読者の方から「韓国議員の内乱陰謀疑惑について記事を期待」という投稿を頂きながら回答が遅れました。遅れた理由は、筆者が夏風邪を引いて執筆意欲が減退していたという言い訳に加えて、この統合進歩党の内乱陰謀事件が、韓国の情報機関である国家情報院の在り方をめぐる韓国社会の葛藤と密接に関係し、さらにこれが検察当局と国家情報院の対立にまで発展し、毎日、情勢が動いていることがありました。
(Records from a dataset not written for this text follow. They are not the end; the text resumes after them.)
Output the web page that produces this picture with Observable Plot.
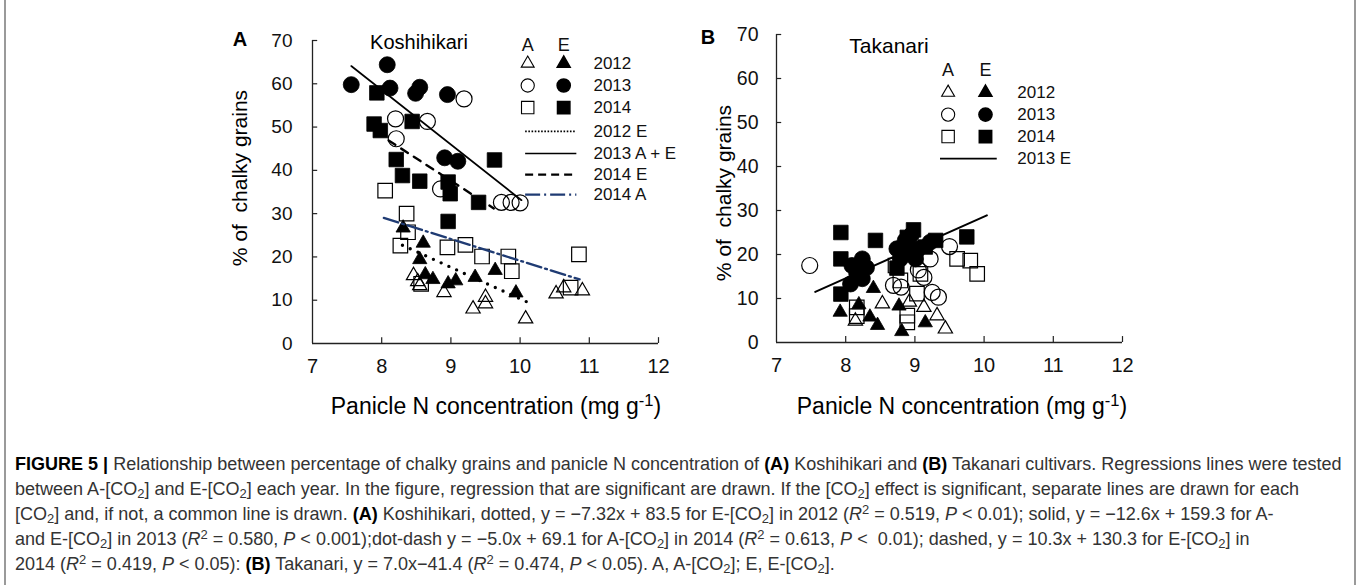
<!DOCTYPE html>
<html><head><meta charset="utf-8">
<script src="https://cdn.jsdelivr.net/npm/d3@7"></script>
<script src="https://cdn.jsdelivr.net/npm/@observablehq/plot@0.6"></script>
<style>
body{margin:0;background:#fff;}
#fig{position:relative;width:1358px;height:585px;overflow:hidden;font-family:"Liberation Sans",Arial,Helvetica,sans-serif;color:#000;}
#frame{position:absolute;left:4px;top:-3px;width:1348px;height:600px;border-left:2px solid #9a9a9a;border-right:2px solid #9a9a9a;}
.abs{position:absolute;white-space:nowrap;line-height:1;transform:translate(-50%,-50%);}
.plot{position:absolute;top:0;}
#caption{position:absolute;left:15px;top:452px;color:#333;white-space:nowrap;}
#caption div{height:25px;line-height:25px;}
#caption b{color:#000;}
sub{font-size:0.72em;vertical-align:-0.25em;line-height:0;}
sup{font-size:0.72em;vertical-align:0.45em;line-height:0;}
</style></head>
<body>
<div id="fig">
  <div id="frame"></div>
  <div class="abs" style="left:240px;top:39px;font-weight:bold;font-size:20px;">A</div>
  <div class="abs" style="left:708px;top:37px;font-weight:bold;font-size:20px;">B</div>
  <div class="abs" style="left:419px;top:42px;font-size:20px;">Koshihikari</div>
  <div class="abs" style="left:889px;top:45px;font-size:21px;">Takanari</div>
  <div class="abs" style="left:239px;top:178px;font-size:21px;transform:translate(-50%,-50%) rotate(-90deg);">% of&nbsp; chalky grains</div>
  <div class="abs" style="left:723px;top:193px;font-size:21px;transform:translate(-50%,-50%) rotate(-90deg);">% of&nbsp; chalky grains</div>
  <div class="abs" style="left:496px;top:406px;font-size:23px;">Panicle N concentration (mg g<sup>-1</sup>)</div>
  <div class="abs" style="left:962px;top:406px;font-size:23px;">Panicle N concentration (mg g<sup>-1</sup>)</div>
  <div id="caption">
    <div id="cap1"><b>FIGURE 5 |</b> Relationship between percentage of chalky grains and panicle N concentration of <b>(A)</b> Koshihikari and <b>(B)</b> Takanari cultivars. Regressions lines were tested</div>
    <div>between A-[CO<sub>2</sub>] and E-[CO<sub>2</sub>] each year. In the figure, regression that are significant are drawn. If the [CO<sub>2</sub>] effect is significant, separate lines are drawn for each</div>
    <div>[CO<sub>2</sub>] and, if not, a common line is drawn. <b>(A)</b> Koshihikari, dotted, y = −7.32x + 83.5 for E-[CO<sub>2</sub>] in 2012 (<i>R</i><sup>2</sup> = 0.519, <i>P</i> &lt; 0.01); solid, y = −12.6x + 159.3 for A-</div>
    <div>and E-[CO<sub>2</sub>] in 2013 (<i>R</i><sup>2</sup> = 0.580, <i>P</i> &lt; 0.001);dot-dash y = −5.0x + 69.1 for A-[CO<sub>2</sub>] in 2014 (<i>R</i><sup>2</sup> = 0.613, <i>P</i> &lt;&nbsp; 0.01); dashed, y = 10.3x + 130.3 for E-[CO<sub>2</sub>] in</div>
    <div>2014 (<i>R</i><sup>2</sup> = 0.419, <i>P</i> &lt; 0.05): <b>(B)</b> Takanari, y = 7.0x−41.4 (<i>R</i><sup>2</sup> = 0.474, <i>P</i> &lt; 0.05). A, A-[CO<sub>2</sub>]; E, E-[CO<sub>2</sub>].</div>
  </div>
</div>
<script>
const FONT = '"Liberation Sans", Arial, Helvetica, sans-serif';
const xTicks = [7, 8, 9, 10, 11, 12];
const yTicks = [0, 10, 20, 30, 40, 50, 60, 70];

// ---- Koshihikari (A) : [panicle N, % chalky] ----
const koshiA2012 = [[8.46,15.7],[8.55,13.4],[8.52,14.3],[8.90,11.8],[9.32,8.0],[9.50,10.7],[9.50,9.2],[10.08,5.7],[10.52,11.5],[10.63,12.9],[10.90,12.2]];
const koshiE2012 = [[8.31,26.7],[8.60,23.2],[8.55,19.4],[8.63,15.9],[8.74,14.8],[8.96,13.8],[9.07,14.5],[9.35,15.3],[9.64,16.9],[9.94,11.7]];
const koshiA2013 = [[8.20,51.9],[8.66,51.3],[8.21,47.3],[9.19,56.5],[8.85,35.7],[9.73,32.6],[9.87,32.6],[10.00,32.5]];
const koshiE2013 = [[7.56,59.8],[8.08,64.4],[8.12,59.0],[8.55,59.2],[8.49,57.8],[8.95,57.5],[8.91,42.9],[9.10,42.1]];
const koshiA2014 = [[8.05,35.3],[8.36,30.0],[8.38,25.7],[8.27,22.6],[8.95,22.2],[9.21,22.8],[9.45,20.1],[9.83,20.1],[9.88,16.7],[10.85,20.6],[10.73,12.9],[8.57,13.8]];
const koshiE2014 = [[7.93,57.9],[7.89,50.7],[7.98,49.2],[8.44,51.3],[8.21,42.5],[8.30,38.8],[8.55,37.5],[8.96,37.3],[9.63,42.4],[8.99,34.6],[9.40,32.6],[8.96,28.2]];
// regression line end points
const koshiLine2012E = [[8.30,22.7],[10.14,9.3]];
const koshiLine2013 = [[7.56,64.1],[10.02,33.1]];
const koshiLine2014E = [[8.10,46.9],[9.62,31.2]];
const koshiLine2014A = [[8.03,29.0],[10.86,14.8]];

// ---- Takanari (B) ----
const takaA2012 = [[8.14,4.9],[8.53,8.8],[8.92,9.2],[9.13,8.0],[9.32,6.1],[9.44,3.1]];
const takaE2012 = [[7.92,6.9],[8.19,8.6],[8.35,5.8],[8.46,3.9],[8.40,12.3],[8.77,8.3],[8.81,2.5],[9.15,4.5]];
const takaA2013 = [[7.48,17.5],[9.50,21.8],[9.22,19.0],[9.13,14.8],[8.69,13.0],[8.80,12.6],[9.25,11.4],[9.34,10.3],[9.05,16.5]];
const takaE2013 = [[8.24,19.0],[8.09,17.5],[8.16,15.6],[8.07,13.3],[8.24,14.5],[8.30,17.0],[8.74,21.3],[8.79,19.0],[8.86,23.2],[8.93,20.5],[9.05,21.3],[9.01,19.0],[9.22,22.8],[8.95,24.5]];
const takaA2014 = [[9.61,19.0],[9.80,18.6],[9.90,15.6],[9.08,15.6],[8.72,17.5],[8.79,14.1],[9.03,11.1],[8.89,6.1],[8.16,8.0],[8.16,6.0],[8.89,4.6]];
const takaE2014 = [[7.93,25.0],[8.43,23.2],[7.93,19.0],[7.93,11.0],[8.98,25.6],[8.89,23.9],[8.74,16.9],[9.15,21.7],[9.30,23.2],[9.75,24.0]];
const takaLine2013E = [[7.56,11.5],[10.04,28.9]];

// legend texts
const yearLabels = ["2012", "2013", "2014"];
const legendLinesA = ["2012 E", "2013 A + E", "2014 E", "2014 A"];
const legendLinesB = ["2013 E"];

const X = d => d[0], Y = d => d[1];
const SYM = {triangle: {symbol: "triangle", r: 5.3}, circle: {symbol: "circle", r: 8}, square: {symbol: "square", r: 8.2}};
const LSYM = {triangle: {symbol: "triangle", r: 4.8}, circle: {symbol: "circle", r: 6.6}, square: {symbol: "square", r: 7}};

function pts(data, shape, filled) {
  return Plot.dot(data, {x: X, y: Y, ...SYM[shape], fill: filled ? "#000" : "none", stroke: "#000", strokeWidth: filled ? 0.8 : 1.2});
}
function axes(tickLenX, tickLenY, fsz, pad) {
  return [
    Plot.ruleY([0], {x1: 7, x2: 12, stroke: "#222", strokeWidth: 1.3}),
    Plot.ruleX([7], {y1: 0, y2: 70, stroke: "#222", strokeWidth: 1.3}),
    Plot.ruleY(yTicks.slice(1), {y: d => d, x1: 7, x2: 7 + tickLenX, stroke: "#222", strokeWidth: 1.2}),
    Plot.ruleX(xTicks.slice(1), {x: d => d, y1: 0, y2: tickLenY, stroke: "#222", strokeWidth: 1.2}),
    Plot.axisY(yTicks, {tickSize: 0, tickPadding: pad, fontSize: fsz, fill: "#111", label: null}),
    Plot.axisX(xTicks, {tickSize: 0, tickPadding: 15, fontSize: 20, fill: "#111", label: null})
  ];
}
function legendRow(label, y, xa, xe, xl, shape) {
  return [
    Plot.dot([[xa, y]], {x: X, y: Y, ...LSYM[shape], fill: "none", stroke: "#000", strokeWidth: 1.1}),
    Plot.dot([[xe, y]], {x: X, y: Y, ...LSYM[shape], fill: "#000", stroke: "#000"}),
    Plot.text([label], {x: xl, y: y, text: d => d, textAnchor: "start", fontSize: 17, fill: "#111"})
  ];
}

// ---- Panel A ----
const legA = {xa: 10.11, xe: 10.63, xl: 11.06, head: 69.0, rows: [64.7, 59.6, 54.5], lines: [49.0, 43.9, 39.0, 34.4], lx1: 10.08, lx2: 10.82};
const lineStyles = [
  {stroke: "#000", strokeWidth: 1.6, strokeDasharray: "1.6,1.6"},
  {stroke: "#000", strokeWidth: 1.7},
  {stroke: "#000", strokeWidth: 2.2, strokeDasharray: "8,5"},
  {stroke: "#1f3b73", strokeWidth: 2.2, strokeDasharray: "15,4,2,4"}
];
const plotA = Plot.plot({
  width: 480, height: 400,
  marginLeft: 112, marginRight: 22, marginTop: 40, marginBottom: 57,
  x: {domain: [7, 12]}, y: {domain: [0, 70]},
  style: {fontFamily: FONT, background: "transparent", overflow: "visible"},
  marks: [
    ...axes(0.075, 1.35, 19, 20),
    pts(koshiA2012, "triangle", false),
    pts(koshiA2013, "circle", false),
    pts(koshiA2014, "square", false),
    pts(koshiE2012, "triangle", true),
    pts(koshiE2013, "circle", true),
    pts(koshiE2014, "square", true),
    Plot.line(koshiLine2012E, {x: X, y: Y, stroke: "#000", strokeWidth: 3.4, strokeDasharray: "0,8.5", strokeLinecap: "round"}),
    Plot.line(koshiLine2013, {x: X, y: Y, stroke: "#000", strokeWidth: 1.7}),
    Plot.line(koshiLine2014E, {x: X, y: Y, stroke: "#000", strokeWidth: 2.4, strokeDasharray: "8,7"}),
    Plot.line(koshiLine2014A, {x: X, y: Y, stroke: "#1f3b73", strokeWidth: 2.3, strokeDasharray: "15,4,2,4"}),
    // legend
    Plot.text(["A", "E"], {x: (d, i) => [legA.xa, legA.xe][i], y: legA.head, text: d => d, fontSize: 18, fill: "#111"}),
    ...legendRow(yearLabels[0], legA.rows[0], legA.xa, legA.xe, legA.xl, "triangle"),
    ...legendRow(yearLabels[1], legA.rows[1], legA.xa, legA.xe, legA.xl, "circle"),
    ...legendRow(yearLabels[2], legA.rows[2], legA.xa, legA.xe, legA.xl, "square"),
    ...legendLinesA.flatMap((lab, i) => [
      Plot.ruleY([legA.lines[i]], {x1: legA.lx1, x2: legA.lx2, ...lineStyles[i]}),
      Plot.text([lab], {x: legA.xl, y: legA.lines[i], text: d => d, textAnchor: "start", fontSize: 17, fill: "#111"})
    ])
  ]
});
plotA.classList.add("plot");
plotA.style.left = "200px";
document.getElementById("fig").appendChild(plotA);

// ---- Panel B ----
const legB = {xa: 9.48, xe: 10.02, xl: 10.48, head: 61.8, rows: [56.8, 51.8, 46.8], lines: [41.8], lx1: 9.37, lx2: 10.19};
const plotB = Plot.plot({
  width: 470, height: 400,
  marginLeft: 96, marginRight: 28, marginTop: 34, marginBottom: 58,
  x: {domain: [7, 12]}, y: {domain: [0, 70]},
  style: {fontFamily: FONT, background: "transparent", overflow: "visible"},
  marks: [
    ...axes(0.075, 1.35, 19.5, 18),
    pts(takaA2012, "triangle", false),
    pts(takaA2013, "circle", false),
    pts(takaA2014, "square", false),
    pts(takaE2012, "triangle", true),
    pts(takaE2013, "circle", true),
    pts(takaE2014, "square", true),
    Plot.line(takaLine2013E, {x: X, y: Y, stroke: "#000", strokeWidth: 2}),
    Plot.text(["A", "E"], {x: (d, i) => [legB.xa, legB.xe][i], y: legB.head, text: d => d, fontSize: 18, fill: "#111"}),
    ...legendRow(yearLabels[0], legB.rows[0], legB.xa, legB.xe, legB.xl, "triangle"),
    ...legendRow(yearLabels[1], legB.rows[1], legB.xa, legB.xe, legB.xl, "circle"),
    ...legendRow(yearLabels[2], legB.rows[2], legB.xa, legB.xe, legB.xl, "square"),
    Plot.ruleY([legB.lines[0]], {x1: legB.lx1, x2: legB.lx2, stroke: "#000", strokeWidth: 1.8}),
    Plot.text(legendLinesB, {x: legB.xl, y: legB.lines[0], text: d => d, textAnchor: "start", fontSize: 17, fill: "#111"})
  ]
});
plotB.classList.add("plot");
plotB.style.left = "680px";
document.getElementById("fig").appendChild(plotB);

// fit caption width to the reference line length
const cap = document.getElementById("caption");
cap.style.fontSize = "16px";
const w = document.getElementById("cap1").getBoundingClientRect().width;
cap.style.fontSize = (16 * 1327 / w).toFixed(2) + "px";
</script>
</body></html>
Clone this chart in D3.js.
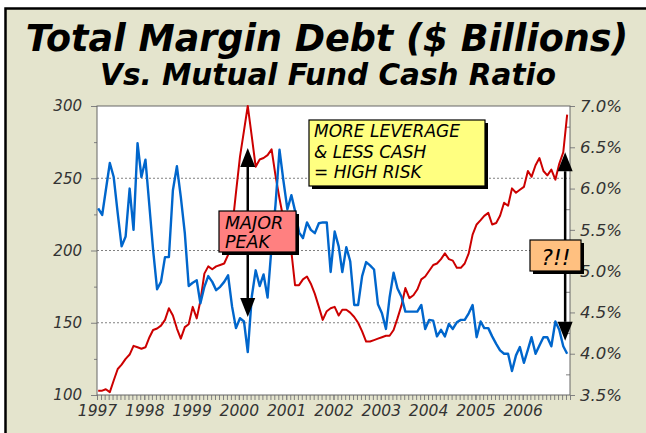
<!DOCTYPE html>
<html>
<head>
<meta charset="utf-8">
<script src="https://cdn.jsdelivr.net/npm/d3@7/dist/d3.min.js"></script>
<style>
    body { margin: 0; background: #fff; }
    svg text { font-family: "DejaVu Sans", Verdana, sans-serif; }
    .axe text { font-style: italic; fill: #333; }
    .axe line { stroke: #808080; }
    .axe path { display: none; }
</style>
</head>
<body>
<div id="chart"></div>
<script>
// données mensuelles, janvier 1997 -> décembre 2006
const annees = ["1997","1998","1999","2000","2001","2002","2003","2004","2005","2006"];

// dette sur marge totale ($ milliards) - axe gauche
const margeDette = [
    103,103,104,102,110,118,121,125,128,134,
    133,132,133,140,145,146,148,152,160,155,
    146,139,147,149,161,153,165,184,189,187,
    189,190,191,197,215,240,265,283,300,279,
    258,263,264,266,270,252,236,222,211,199,
    176,176,180,182,177,170,161,152,158,160,
    161,155,159,159,157,154,150,144,137,137,
    138,139,140,141,141,145,153,162,174,167,
    169,173,180,182,186,190,191,194,198,194,
    193,188,188,191,198,211,218,221,224,226,
    218,219,224,233,231,243,240,242,244,255,
    251,259,264,255,252,256,249,260,268,294
];

// ratio de liquidités des fonds mutuels (%) - axe droit
const ratioCash = [
    5.76,5.68,5.98,6.31,6.14,5.70,5.30,5.42,6.00,5.50,
    6.55,6.14,6.35,5.78,5.26,4.78,4.87,5.17,5.17,5.98,
    6.27,5.90,5.46,4.82,4.86,4.89,4.61,4.81,4.94,4.87,
    4.77,4.81,4.87,4.95,4.57,4.31,4.43,4.39,4.02,4.69,
    5.01,4.82,4.96,4.68,5.30,5.80,6.47,6.10,5.75,5.92,
    5.73,5.47,5.40,5.59,5.50,5.46,5.58,5.59,5.59,4.99,
    5.48,5.30,4.99,5.29,5.12,4.59,4.59,4.94,5.11,5.07,
    5.02,4.60,4.49,4.30,4.68,4.98,4.79,4.69,4.51,4.51,
    4.51,4.51,4.59,4.30,4.41,4.40,4.21,4.29,4.21,4.36,
    4.30,4.38,4.41,4.41,4.49,4.59,4.20,4.39,4.31,4.31,
    4.21,4.12,4.04,4.00,4.00,3.79,3.98,4.08,3.89,4.05,
    4.20,4.00,4.10,4.20,4.20,4.09,4.39,4.29,4.09,4.00
];

const ticksGauche = [100,150,200,250,300];
const ticksGaucheMineurs = [125,175,225,275];
const ticksDroite = [3.5,4.0,4.5,5.0,5.5,6.0,6.5,7.0];
const ticksDroiteMineurs = [3.75,4.25,4.75,5.25,5.75,6.25,6.75];
const grille = [150,200,250];

const debut = new Date(1997,0,10);
const mois = margeDette.map((d,i) => d3.timeMonth.offset(debut, i));

// zone du graphique
const G = 97, D = 570, H = 106, B = 395;

const svg = d3.select("#chart").append("svg")
    .attr("width",646).attr("height",433);

// fond et cadre
svg.append("rect").attr("width",646).attr("height",433).attr("fill","#fff");
svg.append("rect")
    .attr("x",5.5).attr("y",8.5).attr("width",700).attr("height",500)
    .attr("fill","#E4E4CD").attr("stroke","#000").attr("stroke-width",2.5);

// titres
svg.append("text").attr("x",327).attr("y",51)
    .attr("text-anchor","middle")
    .style("font-size","36.5px").style("font-weight","bold").style("font-style","italic")
    .text("Total Margin Debt ($ Billions)");
svg.append("text").attr("x",328).attr("y",85)
    .attr("text-anchor","middle")
    .style("font-size","29.5px").style("font-weight","bold").style("font-style","italic")
    .text("Vs. Mutual Fund Cash Ratio");

// échelles
const x = d3.scaleTime()
    .domain([new Date(1997,0,1), new Date(2007,0,1)])
    .range([G, D]);
const yG = d3.scaleLinear().domain([100,300]).range([B, H]);
const yD = d3.scaleLinear().domain([3.5,7.0]).range([B, H]);

svg.append("rect").attr("x",G).attr("y",H).attr("width",D-G).attr("height",B-H)
    .attr("fill","#fff");

// lignes de grille pointillées
svg.append("g").selectAll("line").data(grille).join("line")
    .attr("x1",G).attr("x2",D)
    .attr("y1",d => yG(d)).attr("y2",d => yG(d))
    .attr("stroke","#808080").attr("stroke-width",1).attr("stroke-dasharray","2,2");

// axes
svg.append("g").attr("class","axe").attr("transform",`translate(${G},0)`)
    .call(d3.axisLeft(yG).tickValues(ticksGauche).tickSize(6).tickPadding(9))
    .selectAll("text").style("font-size","15px");
svg.append("g").attr("class","axe").attr("transform",`translate(${G},0)`)
    .call(d3.axisLeft(yG).tickValues(ticksGaucheMineurs).tickSize(3).tickFormat(""));

svg.append("g").attr("class","axe").attr("transform",`translate(${D},0)`)
    .call(d3.axisRight(yD).tickValues(ticksDroite).tickSize(5).tickPadding(5)
        .tickFormat(d => d.toFixed(1) + "%"))
    .selectAll("text").style("font-size","16.5px");
svg.append("g").attr("class","axe").attr("transform",`translate(${D},0)`)
    .call(d3.axisRight(yD).tickValues(ticksDroiteMineurs).tickSize(-4).tickFormat(""));

svg.append("g").attr("class","axe").attr("transform",`translate(0,${B})`)
    .call(d3.axisBottom(x).ticks(d3.timeMonth.every(1)).tickSize(5).tickFormat(""));
svg.append("g").attr("class","axe").attr("transform",`translate(0,${B})`)
    .call(d3.axisBottom(x).tickValues(annees.map(a => new Date(+a,0,1)))
        .tickSize(5).tickPadding(5).tickFormat(d3.timeFormat("%Y")))
    .selectAll("text").style("font-size","15.5px");

// cadre du graphique
svg.append("rect").attr("x",G).attr("y",H).attr("width",D-G).attr("height",B-H)
    .attr("fill","none").attr("stroke","#666").attr("stroke-width",1);

// courbes
const ligneDette = d3.line().x((d,i) => x(mois[i])).y(d => yG(d));
const ligneCash = d3.line().x((d,i) => x(mois[i])).y(d => yD(d));

svg.append("path").datum(margeDette).attr("d",ligneDette)
    .attr("fill","none").attr("stroke","#CC0000").attr("stroke-width",2)
    .attr("stroke-linejoin","round");
svg.append("path").datum(ratioCash).attr("d",ligneCash)
    .attr("fill","none").attr("stroke","#0066CC").attr("stroke-width",2.4)
    .attr("stroke-linejoin","round");

// annotations
function boite(bx, by, bw, bh, couleur){
    svg.append("rect").attr("x",bx+3).attr("y",by+3).attr("width",bw).attr("height",bh)
        .attr("fill","#000");
    svg.append("rect").attr("x",bx).attr("y",by).attr("width",bw).attr("height",bh)
        .attr("fill",couleur).attr("stroke","#000").attr("stroke-width",1.2);
}
function fleche(ax, y0, yPointe){
    // trait vertical + pointe triangulaire
    const sens = yPointe < y0 ? 1 : -1;
    const base = yPointe + sens*19;
    svg.append("line").attr("x1",ax).attr("x2",ax).attr("y1",y0).attr("y2",base)
        .attr("stroke","#000").attr("stroke-width",2.5);
    svg.append("path")
        .attr("d",`M${ax},${yPointe}L${ax-7.5},${base}L${ax+7.5},${base}Z`)
        .attr("fill","#000");
}
function texte(tx, ty, t, taille, ancre){
    svg.append("text").attr("x",tx).attr("y",ty)
        .attr("text-anchor",ancre || "start")
        .style("font-size",taille).style("font-style","italic").attr("fill","#000")
        .text(t);
}

// MAJOR PEAK (mars 2000)
const xPic = x(mois[38]);
fleche(xPic, 211, yG(271));
fleche(xPic, 252, yG(154));
boite(219, 211, 77, 41, "#FF8080");
texte(225, 228.5, "MAJOR", "17.5px");
texte(225, 247.5, "PEAK", "17.5px");

// MORE LEVERAGE
boite(309, 120, 176, 66, "#FFFF80");
texte(314, 137, "MORE LEVERAGE", "17px");
texte(314, 158, "& LESS CASH", "17px");
texte(314, 178, "= HIGH RISK", "17px");

// ?!! (fin 2006)
const xFin = x(mois[mois.length-1]) - 2;
fleche(xFin, 240, yG(268));
fleche(xFin, 271, yG(137.5));
boite(530, 240, 51, 31, "#FFC080");
texte(556, 265, "?!!", "22px", "middle");
</script>
</body>
</html>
事態は依然として流動的ですが、現時点での状況を報告させていただきます。

 

内乱陰謀容疑の「統合進歩党」とは

 この章は韓国の学生運動や進歩政党のこれまでの流れについて解説していますが、お急ぎの方は次の章に飛んでいただいても構いません。韓国の左派勢力には2つの大きな流れがあり、そのうちの1つである「統合進歩党」が北朝鮮に極めて近い路線を取っていることさえ押さえていただければ結構です。

 
 

 1980年代に入ると韓国の学生運動では反米自主化反ファッショ民主化闘争委員会(自民闘)と、反米反ファッショ民族解放闘争委員会(民民闘)の2つの大きな流れが生まれた。自民闘は全国大学生代表者協議会(全大協)の執行部を掌握して主流派を形成し、民民闘は反主流を形成した。自民闘はNL(民族解放)派と呼ばれ、民民闘はPD(民衆民主)派と呼ばれた。NL派は北朝鮮の主体(チュチェ)思想の影響を受け、主思派(チュサパ)と呼ばれたりもした。これに対するPD派は社会主義革命路線を基調にNL派の主体思想信奉路線を批判した。